The court noted that the trial was drawn out to the point where “the first and last IO (investigating officer) died before they could be called as witnesses” as a result of the “continued and repeated written assertions from members of the Muslim community.” It declared that all of the surviving defendants had been cleared because “there is no evidence that the accused persons committed the offences under the sections (they were booked for)”.

They were indicted under sections 143 (unlawful assembly), 147 (rioting), 148 (rioting with deadly weapon), 149 (offence committed by a member of an unlawful assembly for the prosecution of the common object), 302 (murder), 201 (causing disappearance of evidence), 395 (dacoity), 435 (mischief by fire), 436 (mischief by fire or explosive substance with intent to destroy house) of the India Penal Court (IPC).

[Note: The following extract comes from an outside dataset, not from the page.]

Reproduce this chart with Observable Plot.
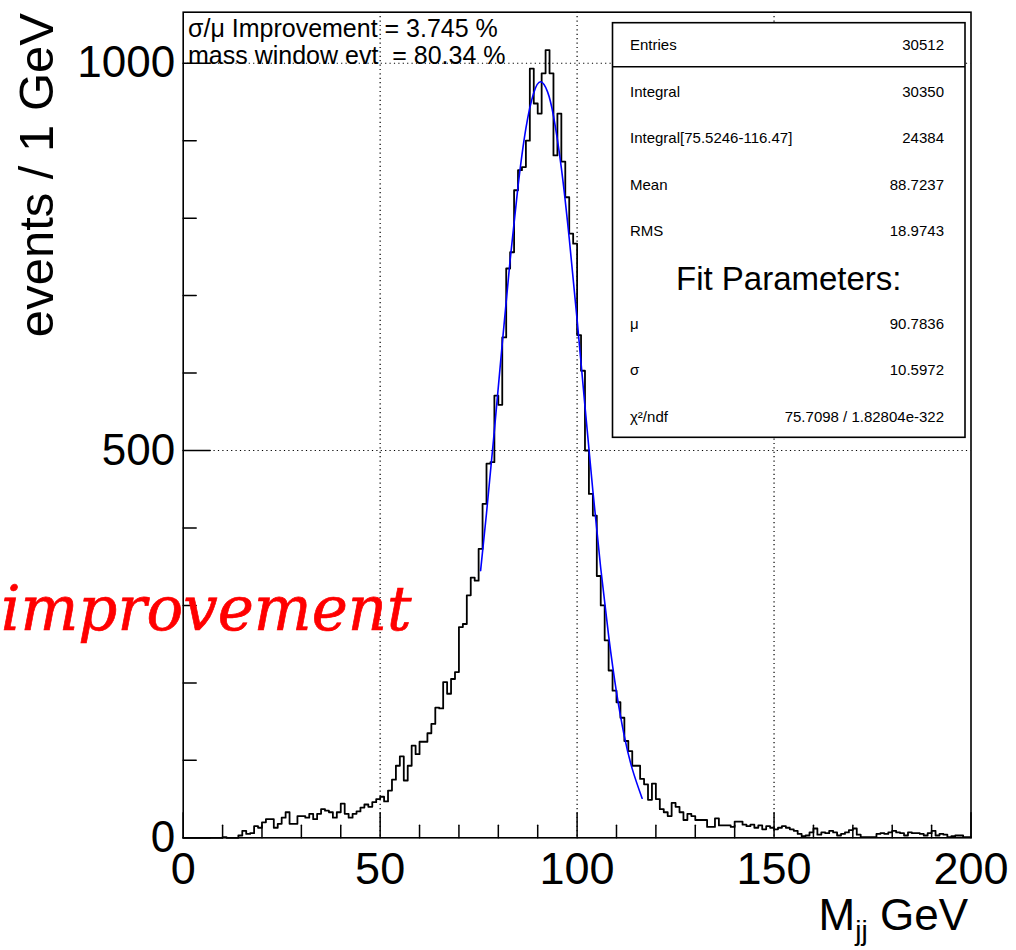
<!DOCTYPE html>
<html><head><meta charset="utf-8">
<script src="https://cdn.jsdelivr.net/npm/d3@7"></script>
<script src="https://cdn.jsdelivr.net/npm/@observablehq/plot@0.6"></script>
<style>
html,body{margin:0;padding:0;background:#fff;}
#chart{position:relative;width:1016px;height:950px;overflow:hidden;}
</style></head><body><div id="chart"></div>
<script>
// ---- data ----
// events per 1 GeV bin, bins 0..199 GeV
const counts = [
  0,0,0,0,0,0,0,0,0,0,
  1,0,0,0,3,9,5,6,15,13,
  20,24,24,13,18,26,33,18,18,28,
  28,26,31,24,31,37,35,33,26,33,
  44,31,26,31,34,39,43,40,46,50,
  53,47,61,75,93,105,74,93,119,108,
  124,124,135,147,168,167,201,186,205,214,
  272,276,313,336,332,373,431,483,485,571,
  559,646,735,756,836,862,866,900,993,948,
  935,987,1017,987,881,935,873,827,780,767,
  649,603,500,444,416,338,300,255,216,190,
  175,155,125,112,93,93,76,69,49,70,
  50,37,33,28,45,40,33,23,31,28,
  23,23,23,14,14,25,16,16,16,14,
  21,21,17,15,17,13,16,11,15,13,
  11,13,15,13,11,9,5,2,3,7,
  12,4,7,6,9,7,3,5,7,10,
  12,4,1,1,1,1,5,6,5,7,
  9,7,6,3,7,6,6,5,3,6,
  9,3,5,4,1,2,3,3,1,1
];
const binWidth = 1; // GeV
// Gaussian fit curve
const fitX = [75.5, 77, 79, 81, 83, 85, 87, 89, 90.8, 92.5, 94, 96, 98, 100, 102, 104, 106, 108, 110, 112, 114, 116.5];
const fitY = [345, 419, 526, 638, 746, 841, 916, 962, 976, 963, 932, 865, 774, 669, 557, 448, 348, 261, 188, 131, 89, 51];

const xMajorTicks = [0, 50, 100, 150, 200];
const xMinorTicks = [10, 20, 30, 40, 60, 70, 80, 90, 110, 120, 130, 140, 160, 170, 180, 190];
const yMajorTicks = [0, 500, 1000];
const yMinorTicks = [100, 200, 300, 400, 600, 700, 800, 900];
const xGrid = [50, 100, 150];
const yGrid = [500, 1000];

const infoLines = ["σ/μ Improvement = 3.745 %", "mass window evt  = 80.34 %"];
const statLabels = ["Entries", "Integral", "Integral[75.5246-116.47]", "Mean", "RMS"];
const statValues = ["30512", "30350", "24384", "88.7237", "18.9743"];
const fitTitle = "Fit Parameters:";
const fitLabels = ["μ", "σ", "χ²/ndf"];
const fitValues = ["90.7836", "10.5972", "75.7098 / 1.82804e-322"];
const xTitle = ["M", "jj", " GeV"];
const yTitle = "events / 1 GeV";
const overlayWord = "improvement";

// ---- build ----
const steps = counts.map((c, i) => ({x: i * binWidth, y: c}));
steps.push({x: counts.length * binWidth, y: counts[counts.length - 1]});
const fit = fitX.map((x, i) => ({x, y: fitY[i]}));

const tickUp = {draw(ctx, l) { ctx.moveTo(0, 0); ctx.lineTo(0, -l); }};

const W = 1016, H = 950;
const mL = 182.7, mR = 45.5, mT = 11.7, mB = 112.7;

const chart = Plot.plot({
  width: W, height: H,
  marginLeft: mL, marginRight: mR, marginTop: mT, marginBottom: mB,
  style: {fontFamily: "'Liberation Sans', Arial, Helvetica, sans-serif", background: "white", color: "black", overflow: "visible"},
  x: {domain: [0, 200]},
  y: {domain: [0, 1065.9]},
  marks: [
    Plot.ruleX(xGrid, {x: d => d, stroke: "#000", strokeWidth: 1.2, strokeDasharray: "1.2,3.2"}),
    Plot.ruleY(yGrid, {y: d => d, stroke: "#000", strokeWidth: 1.2, strokeDasharray: "1.2,3.2"}),
    Plot.line(steps, {x: "x", y: "y", curve: "step-after", stroke: "black", strokeWidth: 1.8}),
    Plot.line(fit, {x: "x", y: "y", curve: "natural", stroke: "#0000ff", strokeWidth: 1.6}),
    Plot.vector(xMajorTicks, {x: d => d, y: () => 0, length: 25, rotate: 0, anchor: "start", shape: tickUp, stroke: "black", strokeWidth: 1.5}),
    Plot.vector(xMinorTicks, {x: d => d, y: () => 0, length: 12.5, rotate: 0, anchor: "start", shape: tickUp, stroke: "black", strokeWidth: 1.5}),
    Plot.vector(yMajorTicks, {y: d => d, x: () => 0, length: 27, rotate: 90, anchor: "start", shape: tickUp, stroke: "black", strokeWidth: 1.5}),
    Plot.vector(yMinorTicks, {y: d => d, x: () => 0, length: 13, rotate: 90, anchor: "start", shape: tickUp, stroke: "black", strokeWidth: 1.5}),
    Plot.frame({stroke: "black", strokeWidth: 1.6}),
    Plot.axisX({ticks: xMajorTicks, tickSize: 0, tickPadding: 14, fontSize: 45, label: null, tickFormat: d => String(d)}),
    Plot.axisY({ticks: yMajorTicks, tickSize: 0, tickPadding: 8, fontSize: 44, label: null, tickFormat: d => String(d)})
  ]
});
document.getElementById("chart").appendChild(chart);

const svg = d3.select(chart);
const font = "'Liberation Sans', Arial, Helvetica, sans-serif";

// y title
svg.append("text")
  .attr("transform", "translate(53,13) rotate(-90)")
  .attr("text-anchor", "end")
  .attr("font-family", font).attr("font-size", 49).attr("fill", "black")
  .text(yTitle);

// x title with subscript
const xt = svg.append("text")
  .attr("x", 968).attr("y", 930)
  .attr("text-anchor", "end")
  .attr("font-family", font).attr("font-size", 44).attr("fill", "black");
xt.append("tspan").text(xTitle[0]);
xt.append("tspan").attr("font-size", 28).attr("dy", 10).text(xTitle[1]);
xt.append("tspan").attr("dy", -10).text(xTitle[2]);

// top-left info text
infoLines.forEach((t, i) => {
  svg.append("text")
    .attr("x", 188).attr("y", 36.7 + i * 27.3)
    .attr("text-anchor", "start")
    .attr("font-family", font).attr("font-size", 25).attr("fill", "black")
    .style("white-space", "pre")
    .text(t);
});

// stats box
const bx0 = 612.5, bx1 = 965, by0 = 22.7, by1 = 437.3;
svg.append("rect")
  .attr("x", bx0).attr("y", by0).attr("width", bx1 - bx0).attr("height", by1 - by0)
  .attr("fill", "white").attr("stroke", "black").attr("stroke-width", 1.6);
svg.append("line")
  .attr("x1", bx0).attr("x2", bx1).attr("y1", 66.7).attr("y2", 66.7)
  .attr("stroke", "black").attr("stroke-width", 1.6);
const rowY = i => 45 + i * 46.4;
const rows = statLabels.map((l, i) => ({l, v: statValues[i], c: rowY(i)}))
  .concat(fitLabels.map((l, i) => ({l, v: fitValues[i], c: rowY(6 + i)})));
rows.forEach(r => {
  svg.append("text").attr("x", 630).attr("y", r.c + 5.3).attr("text-anchor", "start")
    .attr("font-family", font).attr("font-size", 15).attr("fill", "black").text(r.l);
  svg.append("text").attr("x", 944).attr("y", r.c + 5.3).attr("text-anchor", "end")
    .attr("font-family", font).attr("font-size", 15).attr("fill", "black").text(r.v);
});
svg.append("text").attr("x", (bx0 + bx1) / 2).attr("y", 290).attr("text-anchor", "middle")
  .attr("font-family", font).attr("font-size", 33).attr("fill", "black").text(fitTitle);

// red overlay word
svg.append("text")
  .attr("x", 1).attr("y", 630).attr("text-anchor", "start")
  .attr("font-family", "'DejaVu Serif', serif").attr("font-style", "italic")
  .attr("font-size", 61).attr("fill", "#ff0000")
  .attr("stroke", "#ff0000").attr("stroke-width", 0.7)
  .text(overlayWord);
</script>
</body></html>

More sections of the IPC including 427 (mischief to cause loss or damage of Rs 50 or more), 333 (voluntarily causing grievous hurt to deter public servant from his duty), 295 (injuring or defiling place of worship, with intent to insult the religion of any class), 153(A) (offence in any place of worship or in any assembly engaged in the performance of religious worship or religious ceremonies), 323 (voluntarily causing hurt), 504 (insulting someone intentionally to provoke them) and 502 (sells or offers for sale any printed or engraved substance containing defamatory matter), as well as Section 135 of the Bombay Police Act, was invoked against them.